EXERCISE PROMPT:
Starting at the top of the listing, extract every line up to and including the one with "y_blue = [0, 5, 185, 1428, 1824, 514, 26, 0]". Pictures stay out of the copy.

>> Start RAW DATA

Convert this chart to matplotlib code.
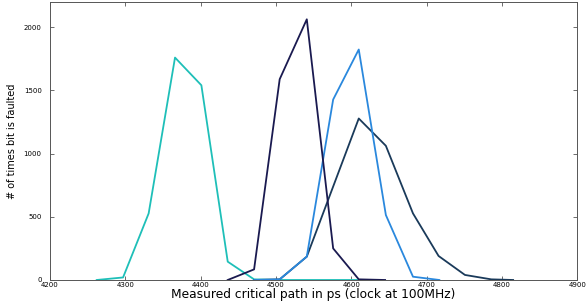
import matplotlib
matplotlib.use("Agg")
import matplotlib.pyplot as plt

# -------------------------
# Data
# -------------------------

x_cyan = [4262, 4297, 4331, 4366, 4401, 4436, 4471, 4506, 4541, 4576, 4611]
y_cyan = [0, 20, 527, 1760, 1541, 145, 5, 0, 0, 0, 0]

x_navy = [4436, 4471, 4505, 4541, 4576, 4610, 4645]
y_navy = [0, 84, 1589, 2063, 250, 5, 0]

x_blue = [4471, 4505, 4541, 4576, 4610, 4646, 4682, 4717]
y_blue = [0, 5, 185, 1428, 1824, 514, 26, 0]

x_teal = [4471, 4505, 4541, 4610, 4646, 4682, 4716, 4751, 4786, 4815]
y_teal = [0, 5, 185, 1278, 1062, 527, 190, 40, 5, 0]

series = [
    (x_cyan, y_cyan, "#1EBFB8"),
    (x_teal, y_teal, "#1A3A5A"),
    (x_blue, y_blue, "#2A88DD"),
    (x_navy, y_navy, "#1A1A50"),
]

xticks = [4200, 4300, 4400, 4500, 4600, 4700, 4800, 4900]
yticks = [0, 500, 1000, 1500, 2000]

# -------------------------
# Plot
# -------------------------

fig = plt.figure(figsize=(5.87, 3.06), dpi=100)
ax = fig.add_axes([0.0852, 0.085, 0.898, 0.9085])

for xs, ys, color in series:
    ax.plot(xs, ys, color=color, linewidth=1.3)

ax.set_xlim(4200, 4900)
ax.set_ylim(0, 2200)
ax.set_xticks(xticks)
ax.set_yticks(yticks)
ax.tick_params(direction="in", top=True, right=True, labelsize=5,
               length=3, width=0.6, color="#555555")
ax.tick_params(axis="x", pad=1.5)
ax.tick_params(axis="y", pad=6)
for s in ax.spines.values():
    s.set_color("#555555")
    s.set_linewidth(0.7)

ax.set_xlabel("Measured critical path in ps (clock at 100MHz)",
              fontsize=8.8, labelpad=0)
ax.set_ylabel("# of times bit is faulted", fontsize=7, labelpad=5)

fig.savefig("out.png", dpi=100)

>> End RAW DATA

THE RESULT:
Convert this chart to matplotlib code.
import matplotlib
matplotlib.use("Agg")
import matplotlib.pyplot as plt

# -------------------------
# Data
# -------------------------

x_cyan = [4262, 4297, 4331, 4366, 4401, 4436, 4471, 4506, 4541, 4576, 4611]
y_cyan = [0, 20, 527, 1760, 1541, 145, 5, 0, 0, 0, 0]

x_navy = [4436, 4471, 4505, 4541, 4576, 4610, 4645]
y_navy = [0, 84, 1589, 2063, 250, 5, 0]

x_blue = [4471, 4505, 4541, 4576, 4610, 4646, 4682, 4717]
y_blue = [0, 5, 185, 1428, 1824, 514, 26, 0]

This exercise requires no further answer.